WHAT TO PRODUCE: Without including any images, repeat the data exactly.

MATERIAL:
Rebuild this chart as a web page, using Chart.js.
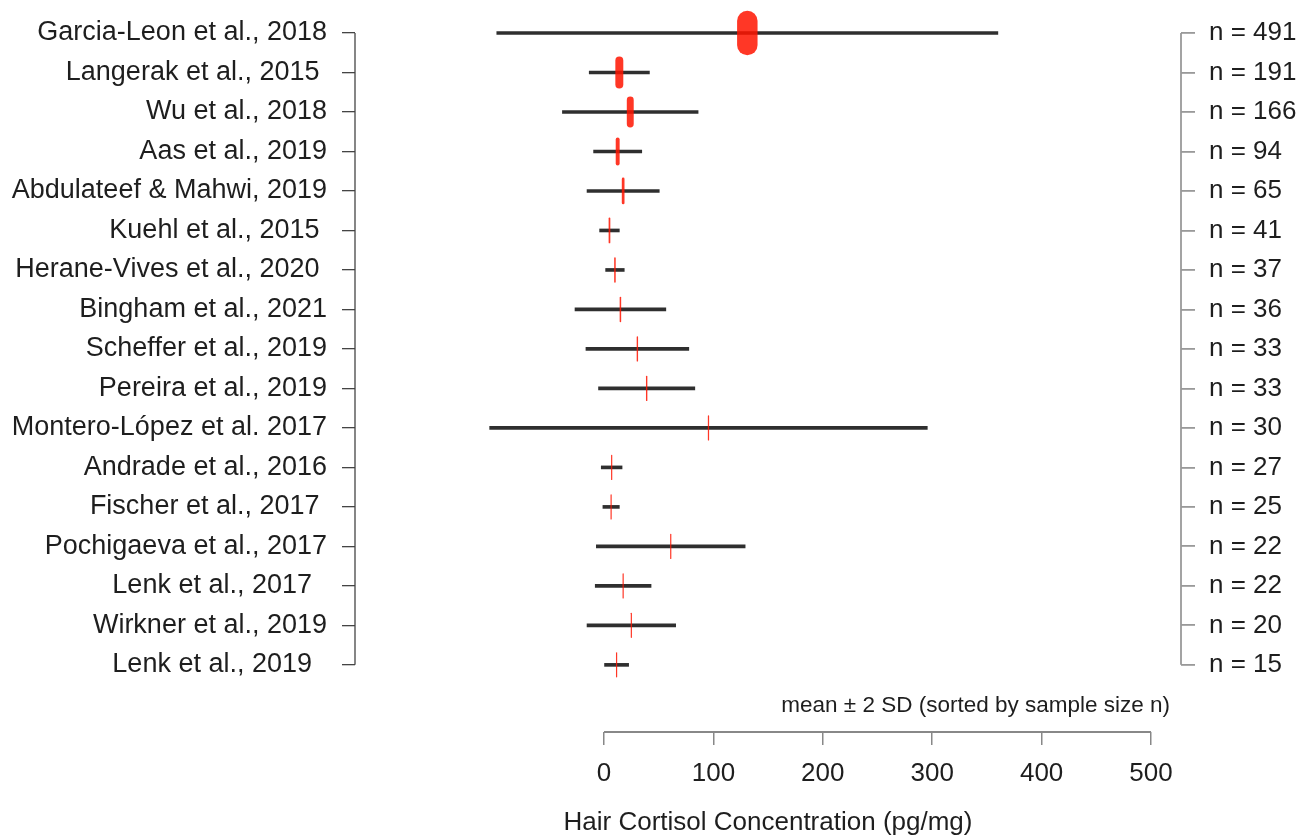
<!DOCTYPE html>
<html>
<head>
<meta charset="utf-8">
<script src="https://cdn.jsdelivr.net/npm/chart.js@4.4.1/dist/chart.umd.min.js"></script>
<style>
  html, body { margin: 0; padding: 0; background: #fff; }
  #wrap { width: 1304px; height: 840px; }
</style>
</head>
<body>
<div id="wrap"><canvas id="chart" width="1304" height="840"></canvas></div>
<script>
// studies, sorted by sample size (some labels carry trailing spaces as in the original)
const studies = [
  'Garcia-Leon et al., 2018', 'Langerak et al., 2015 ', 'Wu et al., 2018', 'Aas et al., 2019',
  'Abdulateef & Mahwi, 2019', 'Kuehl et al., 2015 ', 'Herane-Vives et al., 2020 ', 'Bingham et al., 2021',
  'Scheffer et al., 2019', 'Pereira et al., 2019', 'Montero-López et al. 2017', 'Andrade et al., 2016',
  'Fischer et al., 2017 ', 'Pochigaeva et al., 2017', 'Lenk et al., 2017  ', 'Wirkner et al., 2019',
  'Lenk et al., 2019  '
];
const sampleSize = [491, 191, 166, 94, 65, 41, 37, 36, 33, 33, 30, 27, 25, 22, 22, 20, 15];
const means = [131, 14, 24, 12.5, 17.5, 5, 10, 15, 30.5, 39, 95.5, 7, 6.5, 61, 17.5, 25, 11.5];
const twoSD = [229, 27.5, 62, 22, 33, 9, 8.5, 41.5, 47, 44, 200, 9.5, 7.5, 68, 25.5, 40.5, 11];
const xTicks = [0, 100, 200, 300, 400, 500];

const FONT = '"Liberation Sans", Arial, Helvetica, sans-serif';
Chart.defaults.font.family = FONT;
Chart.defaults.color = '#1e1e1e';

const rows = studies.map((s, i) => i);
const markerWidth = sampleSize.map(n => Math.max(1.2, n / 24));
const red = 'rgba(255, 20, 0, 0.85)';

function rowTicks(scale) {
  scale.ticks = rows.map(v => ({ value: v }));
}

// R style axis lines: only span from first to last tick
const axisLines = {
  id: 'axisLines',
  beforeDatasetDraw(chart, args) {
    if (args.index === 1) { chart.ctx.save(); chart.ctx.lineCap = 'round'; }
  },
  afterDatasetDraw(chart, args) {
    if (args.index === 1) chart.ctx.restore();
  },
  afterDraw(chart) {
    const { ctx, chartArea, scales } = chart;
    const y0 = scales.y.getPixelForValue(0);
    const y1 = scales.y.getPixelForValue(rows.length - 1);
    ctx.save();
    ctx.lineWidth = 1.3;
    ctx.strokeStyle = '#444';
    ctx.beginPath();
    ctx.moveTo(chartArea.left, y0);
    ctx.lineTo(chartArea.left, y1);
    ctx.stroke();
    ctx.strokeStyle = '#999';
    ctx.lineWidth = 1.8;
    ctx.beginPath();
    ctx.moveTo(chartArea.right, y0);
    ctx.lineTo(chartArea.right, y1);
    ctx.stroke();
    ctx.strokeStyle = '#888';
    ctx.beginPath();
    ctx.moveTo(scales.x.getPixelForValue(xTicks[0]), chartArea.bottom);
    ctx.lineTo(scales.x.getPixelForValue(xTicks[xTicks.length - 1]), chartArea.bottom);
    ctx.stroke();

    ctx.fillStyle = '#1e1e1e';
    ctx.font = '22.5px ' + FONT;
    ctx.textAlign = 'right';
    ctx.textBaseline = 'middle';
    ctx.fillText('mean ± 2 SD (sorted by sample size n)', chartArea.right - 11, 706);
    ctx.restore();
  }
};

new Chart(document.getElementById('chart'), {
  type: 'bar',
  data: {
    datasets: [
      {
        type: 'bar',
        indexAxis: 'y',
        data: rows.map(i => ({ y: i, x: [means[i] - twoSD[i], means[i] + twoSD[i]] })),
        backgroundColor: '#2f2f2f',
        borderWidth: 0,
        barThickness: 3,
        xAxisID: 'x',
        yAxisID: 'y',
        order: 2,
        clip: false
      },
      {
        type: 'scatter',
        data: rows.map(i => ({ x: means[i], y: i })),
        pointStyle: 'line',
        pointRotation: 90,
        pointRadius: 12,
        pointBorderWidth: markerWidth,
        pointBorderColor: red,
        pointBackgroundColor: red,
        showLine: false,
        xAxisID: 'x',
        yAxisID: 'y',
        order: 1,
        clip: false
      }
    ]
  },
  options: {
    responsive: false,
    devicePixelRatio: 1,
    animation: false,
    events: [],
    layout: { padding: { top: 33, left: 0, right: 0, bottom: 0 } },
    plugins: {
      legend: { display: false },
      tooltip: { enabled: false }
    },
    scales: {
      x: {
        type: 'linear',
        offset: false,
        min: -227.6,
        max: 527.4,
        afterBuildTicks: s => { s.ticks = xTicks.map(v => ({ value: v })); },
        afterFit: s => { s.height = 108; },
        border: { display: false },
        grid: { offset: false, drawOnChartArea: false, drawTicks: true, tickLength: 13, color: '#888', lineWidth: 1.5 },
        ticks: { font: { size: 26 }, padding: 13, color: '#1e1e1e', maxRotation: 0, autoSkip: false },
        title: {
          display: true,
          text: 'Hair Cortisol Concentration (pg/mg)',
          font: { size: 26 },
          color: '#1e1e1e',
          padding: { top: 0, bottom: 2 }
        }
      },
      y: {
        type: 'linear',
        position: 'left',
        offset: false,
        reverse: true,
        min: 0,
        max: 17.7,
        afterBuildTicks: rowTicks,
        afterFit: s => { s.width = 355; },
        border: { display: false },
        grid: { offset: false, drawOnChartArea: false, drawTicks: true, tickLength: 13, color: '#444', lineWidth: 1.3 },
        ticks: {
          font: { size: 27 },
          padding: 15,
          color: '#1e1e1e',
          autoSkip: false,
          callback: v => studies[v]
        }
      },
      y2: {
        type: 'linear',
        position: 'right',
        offset: false,
        reverse: true,
        min: 0,
        max: 17.7,
        afterBuildTicks: rowTicks,
        afterFit: s => { s.width = 123; },
        border: { display: false },
        grid: { offset: false, drawOnChartArea: false, drawTicks: true, tickLength: 14, color: '#999', lineWidth: 1.8 },
        ticks: {
          font: { size: 26 },
          padding: 14,
          color: '#1e1e1e',
          autoSkip: false,
          callback: v => 'n = ' + sampleSize[v]
        }
      }
    }
  },
  plugins: [axisLines]
});
</script>
</body>
</html>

RESPONSE TO THIS EXERCISE:
Rebuild this chart as a web page, using Chart.js.
<!DOCTYPE html>
<html>
<head>
<meta charset="utf-8">
<script src="https://cdn.jsdelivr.net/npm/chart.js@4.4.1/dist/chart.umd.min.js"></script>
<style>
  html, body { margin: 0; padding: 0; background: #fff; }
  #wrap { width: 1304px; height: 840px; }
</style>
</head>
<body>
<div id="wrap"><canvas id="chart" width="1304" height="840"></canvas></div>
<script>
// studies, sorted by sample size (some labels carry trailing spaces as in the original)
const studies = [
  'Garcia-Leon et al., 2018', 'Langerak et al., 2015 ', 'Wu et al., 2018', 'Aas et al., 2019',
  'Abdulateef & Mahwi, 2019', 'Kuehl et al., 2015 ', 'Herane-Vives et al., 2020 ', 'Bingham et al., 2021',
  'Scheffer et al., 2019', 'Pereira et al., 2019', 'Montero-López et al. 2017', 'Andrade et al., 2016',
  'Fischer et al., 2017 ', 'Pochigaeva et al., 2017', 'Lenk et al., 2017  ', 'Wirkner et al., 2019',
  'Lenk et al., 2019  '
];
const sampleSize = [491, 191, 166, 94, 65, 41, 37, 36, 33, 33, 30, 27, 25, 22, 22, 20, 15];
const means = [131, 14, 24, 12.5, 17.5, 5, 10, 15, 30.5, 39, 95.5, 7, 6.5, 61, 17.5, 25, 11.5];
const twoSD = [229, 27.5, 62, 22, 33, 9, 8.5, 41.5, 47, 44, 200, 9.5, 7.5, 68, 25.5, 40.5, 11];
const xTicks = [0, 100, 200, 300, 400, 500];

const FONT = '"Liberation Sans", Arial, Helvetica, sans-serif';
Chart.defaults.font.family = FONT;
Chart.defaults.color = '#1e1e1e';

const rows = studies.map((s, i) => i);
const markerWidth = sampleSize.map(n => Math.max(1.2, n / 24));
const red = 'rgba(255, 20, 0, 0.85)';

function rowTicks(scale) {
  scale.ticks = rows.map(v => ({ value: v }));
}

// R style axis lines: only span from first to last tick
const axisLines = {
  id: 'axisLines',
  beforeDatasetDraw(chart, args) {
    if (args.index === 1) { chart.ctx.save(); chart.ctx.lineCap = 'round'; }
  },
  afterDatasetDraw(chart, args) {
    if (args.index === 1) chart.ctx.restore();
  },
  afterDraw(chart) {
    const { ctx, chartArea, scales } = chart;
    const y0 = scales.y.getPixelForValue(0);
    const y1 = scales.y.getPixelForValue(rows.length - 1);
    ctx.save();
    ctx.lineWidth = 1.3;
    ctx.strokeStyle = '#444';
    ctx.beginPath();
    ctx.moveTo(chartArea.left, y0);
    ctx.lineTo(chartArea.left, y1);
    ctx.stroke();
    ctx.strokeStyle = '#999';
    ctx.lineWidth = 1.8;
    ctx.beginPath();
    ctx.moveTo(chartArea.right, y0);
    ctx.lineTo(chartArea.right, y1);
    ctx.stroke();
    ctx.strokeStyle = '#888';
    ctx.beginPath();
    ctx.moveTo(scales.x.getPixelForValue(xTicks[0]), chartArea.bottom);
    ctx.lineTo(scales.x.getPixelForValue(xTicks[xTicks.length - 1]), chartArea.bottom);
    ctx.stroke();

    ctx.fillStyle = '#1e1e1e';
    ctx.font = '22.5px ' + FONT;
    ctx.textAlign = 'right';
    ctx.textBaseline = 'middle';
    ctx.fillText('mean ± 2 SD (sorted by sample size n)', chartArea.right - 11, 706);
    ctx.restore();
  }
};

new Chart(document.getElementById('chart'), {
  type: 'bar',
  data: {
    datasets: [
      {
        type: 'bar',
        indexAxis: 'y',
        data: rows.map(i => ({ y: i, x: [means[i] - twoSD[i], means[i] + twoSD[i]] })),
        backgroundColor: '#2f2f2f',
        borderWidth: 0,
        barThickness: 3,
        xAxisID: 'x',
        yAxisID: 'y',
        order: 2,
        clip: false
      },
      {
        type: 'scatter',
        data: rows.map(i => ({ x: means[i], y: i })),
        pointStyle: 'line',
        pointRotation: 90,
        pointRadius: 12,
        pointBorderWidth: markerWidth,
        pointBorderColor: red,
        pointBackgroundColor: red,
        showLine: false,
        xAxisID: 'x',
        yAxisID: 'y',
        order: 1,
        clip: false
      }
    ]
  },
  options: {
    responsive: false,
    devicePixelRatio: 1,
    animation: false,
    events: [],
    layout: { padding: { top: 33, left: 0, right: 0, bottom: 0 } },
    plugins: {
      legend: { display: false },
      tooltip: { enabled: false }
    },
    scales: {
      x: {
        type: 'linear',
        offset: false,
        min: -227.6,
        max: 527.4,
        afterBuildTicks: s => { s.ticks = xTicks.map(v => ({ value: v })); },
        afterFit: s => { s.height = 108; },
        border: { display: false },
        grid: { offset: false, drawOnChartArea: false, drawTicks: true, tickLength: 13, color: '#888', lineWidth: 1.5 },
        ticks: { font: { size: 26 }, padding: 13, color: '#1e1e1e', maxRotation: 0, autoSkip: false },
        title: {
          display: true,
          text: 'Hair Cortisol Concentration (pg/mg)',
          font: { size: 26 },
          color: '#1e1e1e',
          padding: { top: 0, bottom: 2 }
        }
      },
      y: {
        type: 'linear',
        position: 'left',
        offset: false,
        reverse: true,
        min: 0,
        max: 17.7,
        afterBuildTicks: rowTicks,
        afterFit: s => { s.width = 355; },
        border: { display: false },
        grid: { offset: false, drawOnChartArea: false, drawTicks: true, tickLength: 13, color: '#444', lineWidth: 1.3 },
        ticks: {
          font: { size: 27 },
          padding: 15,
          color: '#1e1e1e',
          autoSkip: false,
          callback: v => studies[v]
        }
      },
      y2: {
        type: 'linear',
        position: 'right',
        offset: false,
        reverse: true,
        min: 0,
        max: 17.7,
        afterBuildTicks: rowTicks,
        afterFit: s => { s.width = 123; },
        border: { display: false },
        grid: { offset: false, drawOnChartArea: false, drawTicks: true, tickLength: 14, color: '#999', lineWidth: 1.8 },
        ticks: {
          font: { size: 26 },
          padding: 14,
          color: '#1e1e1e',
          autoSkip: false,
          callback: v => 'n = ' + sampleSize[v]
        }
      }
    }
  },
  plugins: [axisLines]
});
</script>
</body>
</html>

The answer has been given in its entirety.